(Charts and diagrams as code)
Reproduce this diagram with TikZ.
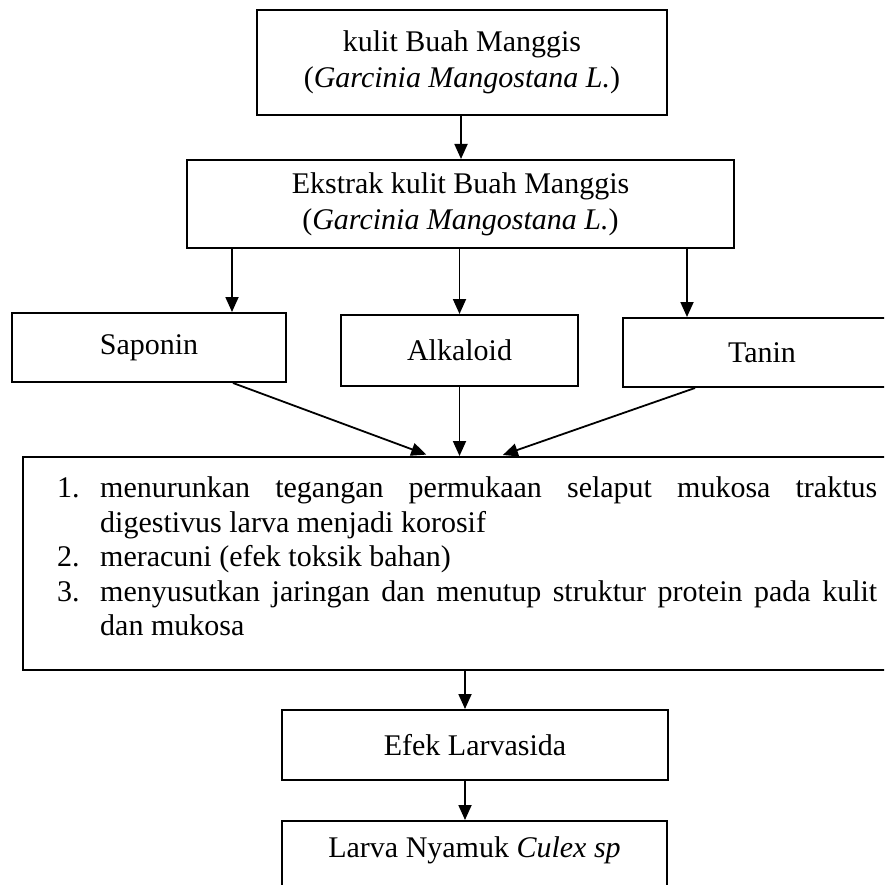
\documentclass[tikz,border=0pt]{standalone}
\usepackage{fontspec}
\setmainfont{Liberation Serif}
\usetikzlibrary{arrows.meta}
\begin{document}
\begin{tikzpicture}[x=1pt,y=-1pt,
  box/.style={draw, line width=2pt, inner sep=0pt, align=center,
    font=\fontsize{30pt}{36pt}\selectfont},
  arr/.style={line width=1.8pt, -{Triangle[length=15pt,width=13pt]}},
  listtext/.style={anchor=north west, inner sep=0pt, text width=820pt, align=justify,
    font=\fontsize{30pt}{34.5pt}\selectfont}
]
\useasboundingbox (0,0) rectangle (884,885);
\clip (0,0) rectangle (884,885);

\node[box, minimum width=410pt, minimum height=105pt] (kulit) at (462,62.5)
  {kulit Buah Manggis\\(\textit{Garcinia Mangostana L.})};
\node[box, minimum width=547pt, minimum height=88pt] (ekstrak) at (460.5,204)
  {Ekstrak kulit Buah Manggis\\(\textit{Garcinia Mangostana L.})};

\node[box, minimum width=274pt, minimum height=69pt] (sap) at (149,347.5) {Saponin};
\node[box, minimum width=237pt, minimum height=71pt] (alk) at (459.5,350.5) {Alkaloid};
\node[box, minimum width=278pt, minimum height=69pt] (tan) at (762,352.5) {Tanin};

\node[box, minimum width=882pt, minimum height=213pt] (mech) at (464,563.5) {};
\node[listtext] (mechtxt) at (57,476.5) {\parindent=0pt\hyphenpenalty=10000\exhyphenpenalty=10000\tolerance=10000%
\hangindent=43pt\hangafter=1\makebox[43pt][l]{1.}menurunkan tegangan permukaan selaput mukosa traktus digestivus larva menjadi korosif\par
\hangindent=43pt\hangafter=1\makebox[43pt][l]{2.}meracuni (efek toksik bahan)\par
\hangindent=43pt\hangafter=1\makebox[43pt][l]{3.}menyusutkan jaringan dan menutup struktur protein pada kulit dan mukosa\par};

\node[box, minimum width=386pt, minimum height=70pt] (efek) at (475,745) {Efek Larvasida};
\node[box, minimum width=385pt, text height=36pt, text depth=39pt, anchor=north] (larva) at (474.5,820)
  {Larva Nyamuk \textit{Culex sp}};

\draw[arr] (kulit.south -| 461,0) -- (ekstrak.north -| 461,0);
\draw[arr] (ekstrak.south -| 232,0) -- (sap.north -| 232,0);
\draw[arr] (ekstrak.south -| 459.5,0) -- (alk.north);
\draw[arr] (ekstrak.south -| 687,0) -- (tan.north -| 687,0);

\draw[arr, shorten >=4pt] (sap.south -| 233,0) -- (mech.north -| 430,0);
\draw[arr] (alk.south) -- (mech.north -| 459.5,0);
\draw[arr, shorten >=3pt] (tan.south -| 695,0) -- (mech.north -| 500,0);

\draw[arr] (mech.south -| 465,0) -- (efek.north -| 465,0);
\draw[arr] (efek.south -| 465,0) -- (larva.north -| 465,0);
\end{tikzpicture}
\end{document}
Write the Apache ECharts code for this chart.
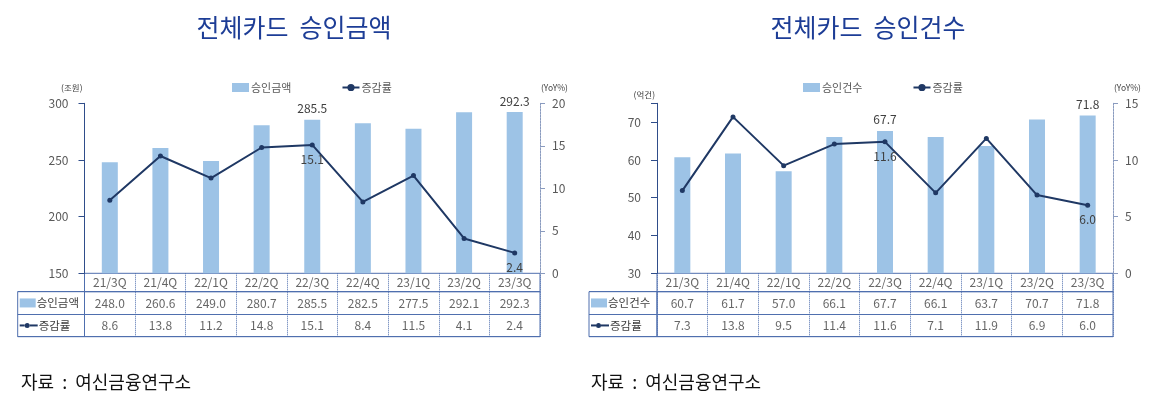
<!DOCTYPE html>
<html><head><meta charset="utf-8">
<script src="https://cdn.jsdelivr.net/npm/echarts@6/dist/echarts.min.js"></script>
<style>html,body{margin:0;padding:0;background:#fff}#c{width:1152px;height:395px}</style>
</head><body><div id="c"></div>
<script>
// ---- data ----
const categories = ['21/3Q','21/4Q','22/1Q','22/2Q','22/3Q','22/4Q','23/1Q','23/2Q','23/3Q'];
const amountValues = [248.0,260.6,249.0,280.7,285.5,282.5,277.5,292.1,292.3];
const amountYoY = [8.6,13.8,11.2,14.8,15.1,8.4,11.5,4.1,2.4];
const countValues = [60.7,61.7,57.0,66.1,67.7,66.1,63.7,70.7,71.8];
const countYoY = [7.3,13.8,9.5,11.4,11.6,7.1,11.9,6.9,6.0];
const labeledIdx = [4, 8];
// axis ranges: [min, max, interval]
const amountAxis = [150, 300, 50];
const amountYoYAxis = [0, 20, 5];
const countAxis = [30, 75, 10];
const countYoYAxis = [0, 15, 5];
const titles = ['전체카드  승인금액', '전체카드  승인건수'];
const barNames = ['승인금액', '승인건수'];
const lineName = '증감률';
const unitNames = ['(조원)', '(억건)'];
const yoyUnit = '(YoY%)';
const sourceText = '자료  :  여신금융연구소';

const FONT = "'Noto Sans CJK KR', 'Noto Sans', sans-serif";
const BAR = '#9dc3e6';
const LINE = '#1f3864';
const TXT = '#404040';
const BORDER = '#4f6fae';

const chart = echarts.init(document.getElementById('c'), null, {renderer: 'canvas'});

const panels = [
  {plotLeft: 84.5, plotWidth: 455.5, headLeft: 17.7, titleX: 289, srcX: 16, legendX: 227, unitGap: 11,
   bars: amountValues, yoy: amountYoY, axL: amountAxis, axR: amountYoYAxis, unit: unitNames[0], barName: barNames[0], title: titles[0]},
  {plotLeft: 657, plotWidth: 456, headLeft: 589, titleX: 863, srcX: 586, legendX: 798, unitGap: 4,
   bars: countValues, yoy: countYoY, axL: countAxis, axR: countYoYAxis, unit: unitNames[1], barName: barNames[1], title: titles[1]}
];

const PLOT_TOP = 103.3, PLOT_H = 170;
const ROW1_TOP = 273.3, ROW1_H = 18.4;
const ROWS_TOP = 291.7, ROWS_H = 45;

const option = {
  animation: false,
  backgroundColor: '#fff',
  textStyle: {fontFamily: FONT},
  title: [], legend: [], grid: [], xAxis: [], yAxis: [], series: []
};

panels.forEach((p, k) => {
  const g0 = option.grid.length;
  option.title.push({text: p.title, left: p.titleX, top: 10, textAlign: 'center',
    textStyle: {fontFamily: FONT, fontSize: 25, fontWeight: 'normal', color: '#1d3d96'}});
  option.title.push({text: sourceText, left: p.srcX, top: 368,
    textStyle: {fontFamily: FONT, fontSize: 18, fontWeight: 'normal', color: '#111'}});
  option.legend.push({left: p.legendX, top: 77, itemWidth: 17, itemHeight: 9, itemGap: 50,
    data: [{name: p.barName, icon: 'rect'}, {name: lineName}],
    textStyle: {fontFamily: FONT, fontSize: 11, color: '#595959', padding: [0,0,0,-3]}});
  // grids: plot, category row, value rows, row headers
  option.grid.push({left: p.plotLeft, top: PLOT_TOP, width: p.plotWidth, height: PLOT_H});
  option.grid.push({left: p.plotLeft, top: ROW1_TOP, width: p.plotWidth, height: ROW1_H, show: true, borderColor: BORDER, borderWidth: 1});
  option.grid.push({left: p.plotLeft, top: ROWS_TOP, width: p.plotWidth, height: ROWS_H, show: true, borderColor: BORDER, borderWidth: 1});
  option.grid.push({left: p.headLeft, top: ROWS_TOP, width: p.plotLeft - p.headLeft, height: ROWS_H, show: true, borderColor: BORDER, borderWidth: 1});
  const x0 = option.xAxis.length, y0 = option.yAxis.length;
  const colSplit = {show: true, interval: 0, lineStyle: {color: BORDER, width: 1, type: [1, 1]}};
  // x axes
  option.xAxis.push({type: 'category', gridIndex: g0, data: categories, axisLine: {show: false}, axisTick: {show: false}, axisLabel: {show: false}});
  option.xAxis.push({type: 'category', gridIndex: g0 + 1, data: categories, axisLine: {show: false}, axisTick: {show: false}, axisLabel: {show: false}, splitLine: colSplit});
  option.xAxis.push({type: 'category', gridIndex: g0 + 2, data: categories, axisLine: {show: false}, axisTick: {show: false}, axisLabel: {show: false}, splitLine: colSplit});
  option.xAxis.push({type: 'category', gridIndex: g0 + 3, data: ['h'], show: false});
  // y axes
  const fmtL = v => (v - p.axL[0]) % p.axL[2] === 0 ? String(v) : '';
  option.yAxis.push({type: 'value', gridIndex: g0, position: 'left', min: p.axL[0], max: p.axL[1], interval: p.axL[2],
    name: p.unit, nameLocation: 'end', nameGap: p.unitGap,
    nameTextStyle: {fontFamily: FONT, fontSize: 8.5, color: '#404040', align: 'right', padding: [0, 2, 0, 0]},
    axisLine: {show: true, lineStyle: {color: '#2f4d8a', width: 1}},
    axisTick: {show: true, length: 6, lineStyle: {color: '#2f4d8a'}},
    axisLabel: {margin: 16, fontSize: 12, color: '#595959', formatter: fmtL},
    splitLine: {show: false}});
  option.yAxis.push({type: 'value', gridIndex: g0, position: 'right', min: p.axR[0], max: p.axR[1], interval: p.axR[2],
    name: yoyUnit, nameLocation: 'end', nameGap: 11,
    nameTextStyle: {fontFamily: FONT, fontSize: 8.5, color: '#404040', align: 'left', padding: [0, 0, 0, 1]},
    axisLine: {show: true, lineStyle: {color: '#8a9bbf', width: 1, type: [2, 1]}},
    axisTick: {show: true, length: 5, lineStyle: {color: '#8a9bbf'}},
    axisLabel: {margin: 12, fontSize: 12, color: '#595959'},
    splitLine: {show: false}});
  option.yAxis.push({type: 'category', gridIndex: g0 + 1, data: ['c'], show: false});
  option.yAxis.push({type: 'category', gridIndex: g0 + 2, inverse: true, data: ['v', 'r'],
    axisLine: {show: false}, axisTick: {show: false}, axisLabel: {show: false},
    splitLine: {show: true, interval: 0, lineStyle: {color: BORDER, width: 1}}});
  option.yAxis.push({type: 'category', gridIndex: g0 + 3, inverse: true, data: [p.barName, lineName],
    axisLine: {show: false}, axisTick: {show: false},
    splitLine: {show: true, interval: 0, lineStyle: {color: BORDER, width: 1}},
    axisLabel: {inside: true, margin: 2, align: 'left', fontSize: 11, color: TXT,
      formatter: (v, i) => i === 0 ? '{sw|}{t|' + v + '}' : '{ln|}{dot|}{ln2|}{t|' + v + '}',
      rich: {
        sw: {width: 16, height: 9, backgroundColor: BAR, verticalAlign: 'middle'},
        ln: {width: 5, height: 2, backgroundColor: LINE, verticalAlign: 'middle'},
        ln2: {width: 8, height: 2, backgroundColor: LINE, verticalAlign: 'middle'},
        dot: {width: 5, height: 5, borderRadius: 3, backgroundColor: LINE, verticalAlign: 'middle'},
        t: {fontSize: 11.5, color: TXT, padding: [0, 0, 0, 1], verticalAlign: 'middle', fontFamily: FONT}
      }}});
  // series
  option.series.push({type: 'bar', name: p.barName, xAxisIndex: x0, yAxisIndex: y0, barWidth: 16,
    itemStyle: {color: BAR},
    data: p.bars.map((v, i) => ({value: v, label: {show: labeledIdx.includes(i)}})),
    label: {position: 'top', distance: 5, fontSize: 12, color: TXT, formatter: d => d.value.toFixed(1)}});
  option.series.push({type: 'line', name: lineName, xAxisIndex: x0, yAxisIndex: y0 + 1,
    symbol: 'circle', symbolSize: 5, lineStyle: {color: LINE, width: 2}, itemStyle: {color: LINE},
    data: p.yoy.map((v, i) => ({value: v, label: {show: labeledIdx.includes(i)}})),
    label: {position: 'bottom', distance: 6, fontSize: 12, color: TXT, formatter: d => d.value.toFixed(1)}});
  option.series.push({type: 'scatter', xAxisIndex: x0 + 1, yAxisIndex: y0 + 2, symbolSize: 0, silent: true,
    data: categories.map((c, i) => [i, 0, c]),
    label: {show: true, position: 'inside', fontSize: 12, color: TXT, formatter: d => d.value[2]}});
  const cells = [];
  categories.forEach((c, i) => {
    cells.push([i, 0, p.bars[i].toFixed(1)]);
    cells.push([i, 1, p.yoy[i].toFixed(1)]);
  });
  option.series.push({type: 'scatter', xAxisIndex: x0 + 2, yAxisIndex: y0 + 3, symbolSize: 0, silent: true,
    data: cells, label: {show: true, position: 'inside', fontSize: 12, color: TXT, formatter: d => d.value[2]}});
});

chart.setOption(option);
</script></body></html>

Stated goal: From the entries above, extract each line containing "this".

Exercise result:
Reproduce this diagram with TikZ.
Write the Apache ECharts code for this chart.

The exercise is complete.